Study Sheet: Transactions, Recovery, and Concurrency

Transaction Properties

ACID Properties:

A: Atomicity
All-or-nothing. Either everything in the transaction is executed, or the effects of the transaction are ignored.

C: Consistency
A database state is "consistent" if all constraints are satisfied. During a transaction, a database may be in an inconsistent state. However, if the database was consistent to begin with, it will be consistent again once the transaction has completed.

I: Isolation
The effects of a transaction on a database are not dependent on any other transactions that may be running at the same time. It is as if each transaction were run by itself, even if several are actually running concurrently.

D: Durability
The effects of a transaction, if completed, are resilient against system crashes or reboots. Upon restart, the changes should be visible.

You will need to know these properties, and be able to give an example of how these properties work or can be violated.

Transactions only care about reads and writes to the database. Anything else, such as user interface or client-side computation, are irrelevant to transaction processing.

Transaction Definitions

Commit: marks the end of a transaction that has successfully completed, with the intent to make those changes permanent.
Abort: indicates that the effects of the transaction should be rolled back, or undone so that the database state is returned to the state it was in before the transaction started.

Schedule: the order in which the DBMS will execute the reads and writes from all transactions.
Serial schedule: a schedule where each transaction is run one at a time, where no database actions are interleaved.
Serializable schedule: a schedule where the final state of the database is equal to the final state of any serial schedule.

Aborted transactions are not considered part of the schedule when trying to determine if a schedule is serializable.

Conflict: a pair of actions from two transactions where, if the two actions were to be reversed in order, the final state of the database would be changed.
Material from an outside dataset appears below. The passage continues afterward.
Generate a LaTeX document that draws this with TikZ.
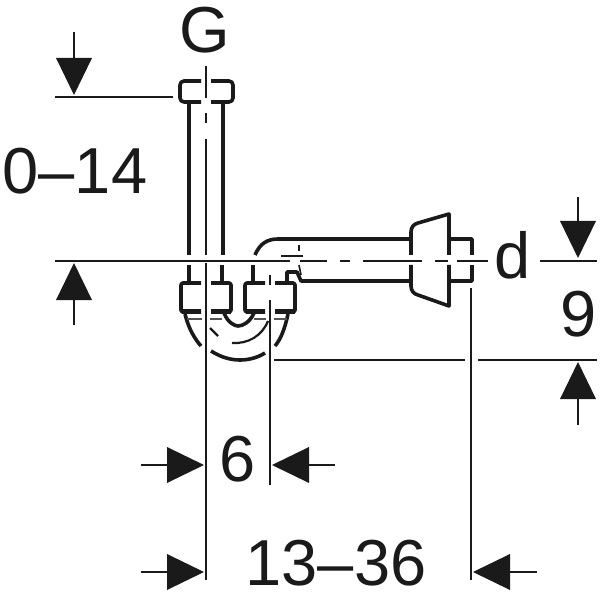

This occurs when the two actions act upon the same resource, and at least one of the actions is a write.
What does it mean for two schedules to be conflict-equivalent? What is a conflict serializable schedule?

Conflict serializable schedules are serializable. The reverse is not true. (You should be able to say why the example given in lecture demonstrates this fact.)

Unrepeatable read: a read-write conflict. Occurs when a transaction reads a value that is then overwritten, and thus shows up as different if read again.
Dirty read: a write-read conflict. Occurs when one transaction reads a value that may be uncommitted and therefore undone.
Phantoms: potential problem where the specific rows returned by a database change between read actions.

You won't be asked what the isolation levels are by name, but you will need to know what effect the isolation levels have with regard to the above anomalies.

Precedence graph: directed graph where each node represents a transaction. There is an arc from node T1 to T2 if there are conflicting actions between them, and the T1 actions occur first. You should be able to draw a precedence graph for a schedule, and use it to answer questions about the schedule.

Locks and Lock Management

There are two kinds of locks. What are they, and what are they used for? In what situations can locks be allowed?

Strict Two-Phase Locking is an algorithm where all locks are acquired incrementally, but released all at once. Given a schedule, you should be able to determine if strict 2PL would work for it.

If a process cannot get the lock it needs, it waits until the previously-placed locks have been released. Lock acquisition is first come, first served.

Deadlock occurs when transactions are waiting, but the locks they are waiting for are also held by waiting transactions. To resolve deadlock, the DBMS must choose a transaction and abort it, then allow it to restart.

Livelock occurs when the same transaction is always chosen for restart. You should know why this is a problem.

Locks can exist on database objects at various resolutions: for instance, at the table level or at the row level. You should know what the advantages and disadvantages are of locking resources at each level, as well as their effect on database anomalies like phantoms.

Crash Recovery

What is the Write-Ahead Log? Why is it important? What might happen if the log entry is written after the database action instead of before it?

What does it mean to force a database action? What does it mean to steal a database page?

There are advantages and disadvantages to both the force/no-steal and the steal/no-force approaches. What are they? Which one is used in most major commercial DBMS's?

What kinds of record are found in the WAL?

There are three phases in the simple model of crash recovery: Analysts, Redo, and Undo. You know be able to (briefly) describe what these phases do.